Pictures must not be retyped. Return exactly the lines from the one with "Reproduce this chart with Chart.js." through the one with "3.48, 4.71, 5.89];", both included, and no others.

>>

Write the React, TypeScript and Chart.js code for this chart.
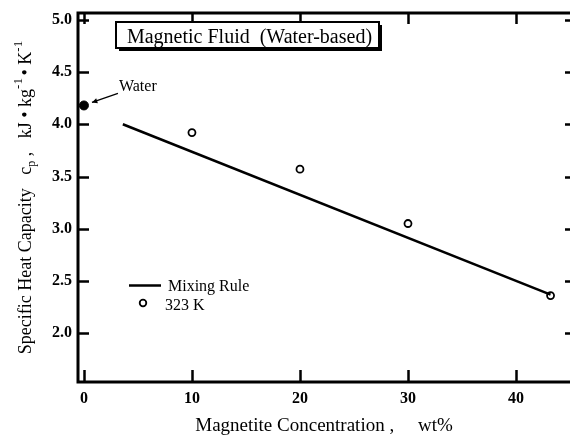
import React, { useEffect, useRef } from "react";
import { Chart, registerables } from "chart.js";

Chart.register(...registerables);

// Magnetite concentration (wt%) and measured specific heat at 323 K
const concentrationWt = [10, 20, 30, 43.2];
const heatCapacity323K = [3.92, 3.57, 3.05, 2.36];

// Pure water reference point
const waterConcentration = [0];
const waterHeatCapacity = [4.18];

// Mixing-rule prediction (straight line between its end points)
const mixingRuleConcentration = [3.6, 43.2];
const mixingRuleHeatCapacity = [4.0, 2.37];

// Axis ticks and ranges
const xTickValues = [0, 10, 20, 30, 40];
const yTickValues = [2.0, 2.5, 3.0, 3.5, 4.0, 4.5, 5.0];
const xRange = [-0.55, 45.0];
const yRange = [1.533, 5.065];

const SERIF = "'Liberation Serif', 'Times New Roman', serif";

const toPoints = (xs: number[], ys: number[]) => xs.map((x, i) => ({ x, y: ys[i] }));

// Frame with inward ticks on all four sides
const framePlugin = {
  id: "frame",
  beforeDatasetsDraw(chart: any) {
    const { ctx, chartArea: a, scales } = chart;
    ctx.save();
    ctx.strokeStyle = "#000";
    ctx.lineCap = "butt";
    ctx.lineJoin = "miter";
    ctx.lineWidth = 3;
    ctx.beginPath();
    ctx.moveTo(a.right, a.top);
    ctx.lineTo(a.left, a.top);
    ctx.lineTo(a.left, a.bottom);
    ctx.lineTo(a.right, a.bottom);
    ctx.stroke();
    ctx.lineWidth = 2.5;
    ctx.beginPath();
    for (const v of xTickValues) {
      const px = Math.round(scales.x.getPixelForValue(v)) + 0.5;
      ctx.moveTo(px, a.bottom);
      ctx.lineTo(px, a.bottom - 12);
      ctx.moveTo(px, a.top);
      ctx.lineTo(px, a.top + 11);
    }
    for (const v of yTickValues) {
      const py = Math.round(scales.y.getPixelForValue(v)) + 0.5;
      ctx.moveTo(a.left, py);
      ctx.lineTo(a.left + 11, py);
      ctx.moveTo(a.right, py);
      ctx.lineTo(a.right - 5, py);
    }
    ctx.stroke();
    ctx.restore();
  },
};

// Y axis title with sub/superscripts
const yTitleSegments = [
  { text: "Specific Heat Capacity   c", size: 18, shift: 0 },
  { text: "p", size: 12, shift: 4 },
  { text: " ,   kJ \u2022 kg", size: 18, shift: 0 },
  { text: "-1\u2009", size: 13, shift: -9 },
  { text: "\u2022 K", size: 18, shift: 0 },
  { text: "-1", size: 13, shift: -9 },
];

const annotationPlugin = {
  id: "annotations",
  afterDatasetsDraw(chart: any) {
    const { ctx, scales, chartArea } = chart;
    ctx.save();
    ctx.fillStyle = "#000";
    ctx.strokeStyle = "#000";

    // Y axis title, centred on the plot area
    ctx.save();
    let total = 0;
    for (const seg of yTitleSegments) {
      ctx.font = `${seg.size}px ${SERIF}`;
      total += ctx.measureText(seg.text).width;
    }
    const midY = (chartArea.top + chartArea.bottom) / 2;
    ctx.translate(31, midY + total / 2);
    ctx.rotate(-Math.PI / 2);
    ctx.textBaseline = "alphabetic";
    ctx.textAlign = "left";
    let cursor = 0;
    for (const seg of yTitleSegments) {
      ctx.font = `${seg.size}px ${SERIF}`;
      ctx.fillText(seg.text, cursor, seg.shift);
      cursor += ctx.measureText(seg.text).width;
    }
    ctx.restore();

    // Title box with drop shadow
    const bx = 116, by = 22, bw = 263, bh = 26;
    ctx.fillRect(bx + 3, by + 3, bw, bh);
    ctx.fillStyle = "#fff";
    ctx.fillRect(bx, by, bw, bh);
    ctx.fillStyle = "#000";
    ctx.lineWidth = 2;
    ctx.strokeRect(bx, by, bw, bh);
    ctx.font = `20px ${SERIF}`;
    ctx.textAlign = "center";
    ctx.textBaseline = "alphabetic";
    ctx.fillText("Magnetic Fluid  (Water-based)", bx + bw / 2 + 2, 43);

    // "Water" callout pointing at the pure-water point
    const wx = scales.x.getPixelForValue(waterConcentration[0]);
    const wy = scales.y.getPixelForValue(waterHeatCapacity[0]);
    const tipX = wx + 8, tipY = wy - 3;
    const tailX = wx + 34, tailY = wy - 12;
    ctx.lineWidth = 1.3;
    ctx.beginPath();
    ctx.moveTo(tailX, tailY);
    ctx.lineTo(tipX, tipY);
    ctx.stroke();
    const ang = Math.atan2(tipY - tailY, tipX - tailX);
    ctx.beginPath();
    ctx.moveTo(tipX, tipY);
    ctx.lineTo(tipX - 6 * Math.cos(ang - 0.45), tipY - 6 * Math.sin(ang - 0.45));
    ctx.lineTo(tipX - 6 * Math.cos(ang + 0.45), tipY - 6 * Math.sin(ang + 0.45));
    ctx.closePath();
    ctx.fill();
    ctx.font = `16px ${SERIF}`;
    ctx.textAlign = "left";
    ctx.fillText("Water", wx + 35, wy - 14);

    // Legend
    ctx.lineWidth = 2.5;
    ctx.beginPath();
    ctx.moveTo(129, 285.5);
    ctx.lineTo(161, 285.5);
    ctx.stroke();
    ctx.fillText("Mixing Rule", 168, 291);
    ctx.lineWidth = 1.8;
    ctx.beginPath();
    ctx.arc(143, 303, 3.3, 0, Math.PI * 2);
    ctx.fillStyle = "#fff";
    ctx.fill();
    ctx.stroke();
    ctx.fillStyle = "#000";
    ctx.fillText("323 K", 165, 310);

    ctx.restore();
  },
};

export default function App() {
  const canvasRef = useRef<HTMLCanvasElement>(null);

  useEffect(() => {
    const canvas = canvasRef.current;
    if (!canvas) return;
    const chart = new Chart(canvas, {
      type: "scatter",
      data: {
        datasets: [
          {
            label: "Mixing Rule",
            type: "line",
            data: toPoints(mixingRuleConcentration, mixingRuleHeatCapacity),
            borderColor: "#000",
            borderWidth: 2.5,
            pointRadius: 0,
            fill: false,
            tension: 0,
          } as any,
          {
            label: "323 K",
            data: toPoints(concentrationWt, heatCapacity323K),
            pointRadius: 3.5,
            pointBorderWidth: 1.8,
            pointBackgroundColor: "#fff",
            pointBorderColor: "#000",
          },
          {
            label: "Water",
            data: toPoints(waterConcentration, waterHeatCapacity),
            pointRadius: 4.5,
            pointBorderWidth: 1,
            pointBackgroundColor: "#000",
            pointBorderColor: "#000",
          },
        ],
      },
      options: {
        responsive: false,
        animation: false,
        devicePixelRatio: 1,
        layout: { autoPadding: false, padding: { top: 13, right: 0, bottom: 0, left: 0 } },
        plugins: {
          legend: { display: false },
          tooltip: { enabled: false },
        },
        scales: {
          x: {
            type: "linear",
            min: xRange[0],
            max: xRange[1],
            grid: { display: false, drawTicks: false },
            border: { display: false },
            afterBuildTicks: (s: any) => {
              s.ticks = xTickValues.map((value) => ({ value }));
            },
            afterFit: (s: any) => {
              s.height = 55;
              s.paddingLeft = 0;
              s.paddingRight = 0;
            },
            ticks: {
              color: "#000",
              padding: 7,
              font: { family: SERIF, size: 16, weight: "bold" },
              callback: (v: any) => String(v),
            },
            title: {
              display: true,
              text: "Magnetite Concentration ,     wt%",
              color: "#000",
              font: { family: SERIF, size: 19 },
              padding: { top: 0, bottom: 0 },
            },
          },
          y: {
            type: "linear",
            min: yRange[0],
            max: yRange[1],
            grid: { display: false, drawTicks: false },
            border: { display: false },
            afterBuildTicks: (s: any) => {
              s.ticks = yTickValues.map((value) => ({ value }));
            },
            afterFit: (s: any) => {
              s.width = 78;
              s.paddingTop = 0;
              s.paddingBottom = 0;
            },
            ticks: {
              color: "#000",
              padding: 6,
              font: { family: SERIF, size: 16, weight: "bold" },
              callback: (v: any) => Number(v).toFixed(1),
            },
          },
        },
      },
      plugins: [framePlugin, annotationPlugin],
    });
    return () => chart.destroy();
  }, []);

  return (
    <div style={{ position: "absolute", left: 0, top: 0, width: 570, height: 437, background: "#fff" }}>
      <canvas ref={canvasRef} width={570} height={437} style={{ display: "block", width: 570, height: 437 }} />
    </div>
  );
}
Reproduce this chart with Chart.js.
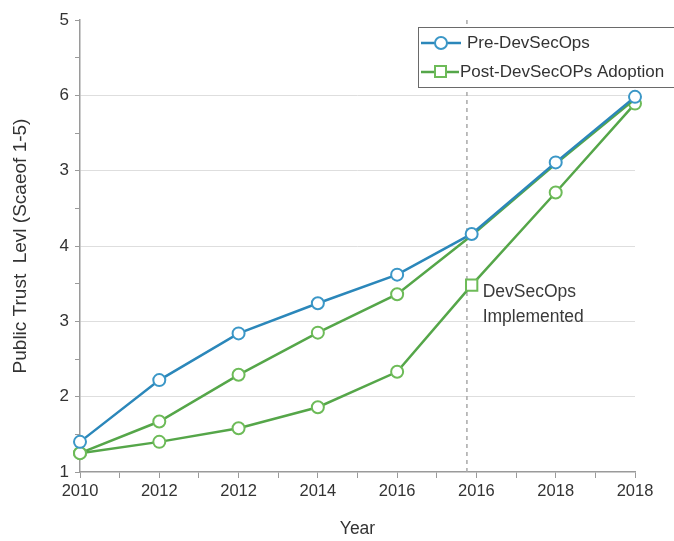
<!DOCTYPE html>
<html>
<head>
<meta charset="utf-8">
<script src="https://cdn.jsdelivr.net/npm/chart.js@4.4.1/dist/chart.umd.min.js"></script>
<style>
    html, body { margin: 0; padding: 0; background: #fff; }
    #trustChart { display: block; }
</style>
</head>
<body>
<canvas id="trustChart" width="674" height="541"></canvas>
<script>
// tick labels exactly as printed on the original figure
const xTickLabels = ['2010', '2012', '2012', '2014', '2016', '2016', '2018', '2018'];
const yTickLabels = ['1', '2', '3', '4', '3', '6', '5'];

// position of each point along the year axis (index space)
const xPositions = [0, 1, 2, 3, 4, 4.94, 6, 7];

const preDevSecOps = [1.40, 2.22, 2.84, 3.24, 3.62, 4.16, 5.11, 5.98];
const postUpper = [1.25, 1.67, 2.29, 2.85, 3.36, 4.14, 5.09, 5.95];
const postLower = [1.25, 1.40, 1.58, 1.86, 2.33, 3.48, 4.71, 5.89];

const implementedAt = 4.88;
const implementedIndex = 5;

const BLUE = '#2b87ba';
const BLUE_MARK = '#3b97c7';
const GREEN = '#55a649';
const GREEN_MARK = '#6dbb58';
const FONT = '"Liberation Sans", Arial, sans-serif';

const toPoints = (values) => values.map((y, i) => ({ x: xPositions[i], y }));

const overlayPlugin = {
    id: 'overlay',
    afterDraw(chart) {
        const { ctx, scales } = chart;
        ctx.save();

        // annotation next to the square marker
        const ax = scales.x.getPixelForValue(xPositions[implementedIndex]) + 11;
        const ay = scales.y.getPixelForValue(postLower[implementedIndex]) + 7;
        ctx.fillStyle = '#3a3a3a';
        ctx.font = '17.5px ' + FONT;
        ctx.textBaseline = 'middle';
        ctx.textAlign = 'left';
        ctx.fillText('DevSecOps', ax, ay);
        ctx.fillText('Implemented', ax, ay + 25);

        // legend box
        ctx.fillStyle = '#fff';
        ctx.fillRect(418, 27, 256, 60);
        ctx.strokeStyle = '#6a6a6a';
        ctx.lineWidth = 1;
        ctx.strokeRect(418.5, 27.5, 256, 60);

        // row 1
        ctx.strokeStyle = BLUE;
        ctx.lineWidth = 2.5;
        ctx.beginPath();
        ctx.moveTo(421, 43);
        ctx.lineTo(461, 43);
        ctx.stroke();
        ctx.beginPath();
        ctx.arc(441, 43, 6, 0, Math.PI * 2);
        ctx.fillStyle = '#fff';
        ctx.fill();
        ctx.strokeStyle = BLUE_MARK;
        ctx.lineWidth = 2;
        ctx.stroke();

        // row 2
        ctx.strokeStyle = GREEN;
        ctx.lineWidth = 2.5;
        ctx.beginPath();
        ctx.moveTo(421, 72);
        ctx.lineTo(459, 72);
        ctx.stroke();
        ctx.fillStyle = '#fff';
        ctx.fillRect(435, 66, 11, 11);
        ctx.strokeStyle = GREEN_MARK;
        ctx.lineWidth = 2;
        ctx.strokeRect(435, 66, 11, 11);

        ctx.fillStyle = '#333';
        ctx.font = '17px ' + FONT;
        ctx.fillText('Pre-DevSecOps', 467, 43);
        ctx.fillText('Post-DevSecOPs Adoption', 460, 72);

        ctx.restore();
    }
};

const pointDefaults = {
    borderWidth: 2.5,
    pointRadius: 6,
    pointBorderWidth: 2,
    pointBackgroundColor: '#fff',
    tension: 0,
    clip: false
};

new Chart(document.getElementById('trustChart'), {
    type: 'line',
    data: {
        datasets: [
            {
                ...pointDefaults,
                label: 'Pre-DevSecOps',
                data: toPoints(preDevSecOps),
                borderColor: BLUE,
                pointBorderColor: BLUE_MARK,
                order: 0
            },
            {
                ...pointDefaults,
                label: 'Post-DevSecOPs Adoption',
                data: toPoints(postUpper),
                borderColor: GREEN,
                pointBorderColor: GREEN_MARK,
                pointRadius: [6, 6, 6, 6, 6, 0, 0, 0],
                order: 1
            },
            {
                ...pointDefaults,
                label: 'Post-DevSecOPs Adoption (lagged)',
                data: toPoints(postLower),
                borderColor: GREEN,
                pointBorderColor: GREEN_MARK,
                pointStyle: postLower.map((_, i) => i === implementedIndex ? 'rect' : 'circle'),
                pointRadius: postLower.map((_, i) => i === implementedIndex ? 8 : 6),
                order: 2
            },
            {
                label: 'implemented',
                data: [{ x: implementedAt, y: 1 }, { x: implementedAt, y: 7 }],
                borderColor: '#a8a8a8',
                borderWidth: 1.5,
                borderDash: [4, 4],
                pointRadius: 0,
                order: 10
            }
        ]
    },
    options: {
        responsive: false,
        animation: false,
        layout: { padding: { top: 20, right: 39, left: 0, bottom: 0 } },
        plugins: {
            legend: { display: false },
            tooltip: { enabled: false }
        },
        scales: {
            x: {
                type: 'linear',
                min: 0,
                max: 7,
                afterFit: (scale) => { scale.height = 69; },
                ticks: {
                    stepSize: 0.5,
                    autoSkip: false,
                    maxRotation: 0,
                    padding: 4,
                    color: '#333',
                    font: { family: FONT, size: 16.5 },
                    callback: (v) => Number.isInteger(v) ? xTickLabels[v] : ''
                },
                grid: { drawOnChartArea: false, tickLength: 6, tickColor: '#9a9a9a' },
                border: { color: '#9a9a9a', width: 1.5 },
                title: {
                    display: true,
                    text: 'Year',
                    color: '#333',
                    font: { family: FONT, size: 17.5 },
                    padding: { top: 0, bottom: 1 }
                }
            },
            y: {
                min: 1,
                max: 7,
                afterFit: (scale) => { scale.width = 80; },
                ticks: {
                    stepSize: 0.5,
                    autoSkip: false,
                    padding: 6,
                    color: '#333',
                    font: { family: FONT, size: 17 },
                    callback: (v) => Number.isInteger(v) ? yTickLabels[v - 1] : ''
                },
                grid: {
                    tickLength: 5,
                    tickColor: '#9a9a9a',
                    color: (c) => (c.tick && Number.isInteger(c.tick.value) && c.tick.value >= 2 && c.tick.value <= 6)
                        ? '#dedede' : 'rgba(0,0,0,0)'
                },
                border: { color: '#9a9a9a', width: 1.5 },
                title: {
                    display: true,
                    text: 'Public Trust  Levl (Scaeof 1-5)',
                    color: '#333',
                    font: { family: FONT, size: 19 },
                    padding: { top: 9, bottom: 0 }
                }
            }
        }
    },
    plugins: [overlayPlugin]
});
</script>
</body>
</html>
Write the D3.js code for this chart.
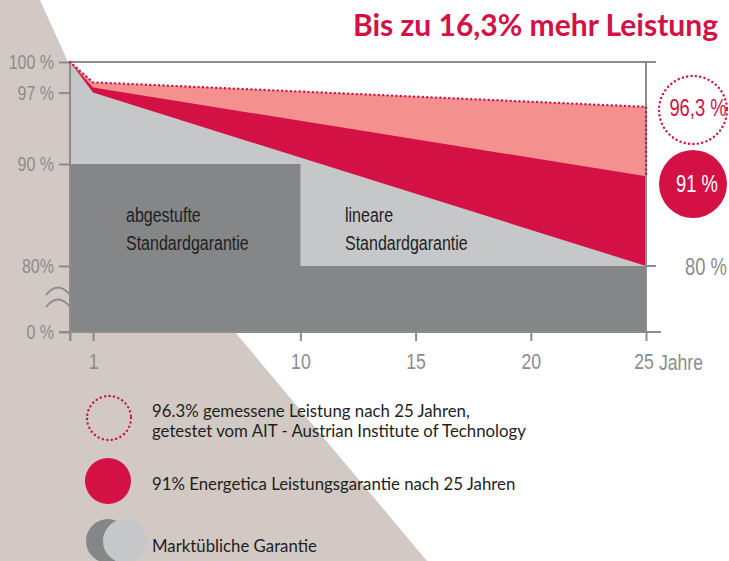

<<

__FINISHED EXERCISE__:
Reproduce this chart with Chart.js.
<!DOCTYPE html>
<html>
<head>
<meta charset="utf-8">
<script src="https://cdn.jsdelivr.net/npm/chart.js@4.4.1/dist/chart.umd.min.js"></script>
<style>
    html, body { margin: 0; padding: 0; background: #fff; }
    #trustChart { display: block; }
</style>
</head>
<body>
<canvas id="trustChart" width="674" height="541"></canvas>
<script>
// tick labels exactly as printed on the original figure
const xTickLabels = ['2010', '2012', '2012', '2014', '2016', '2016', '2018', '2018'];
const yTickLabels = ['1', '2', '3', '4', '3', '6', '5'];

// position of each point along the year axis (index space)
const xPositions = [0, 1, 2, 3, 4, 4.94, 6, 7];

const preDevSecOps = [1.40, 2.22, 2.84, 3.24, 3.62, 4.16, 5.11, 5.98];
const postUpper = [1.25, 1.67, 2.29, 2.85, 3.36, 4.14, 5.09, 5.95];
const postLower = [1.25, 1.40, 1.58, 1.86, 2.33, 3.48, 4.71, 5.89];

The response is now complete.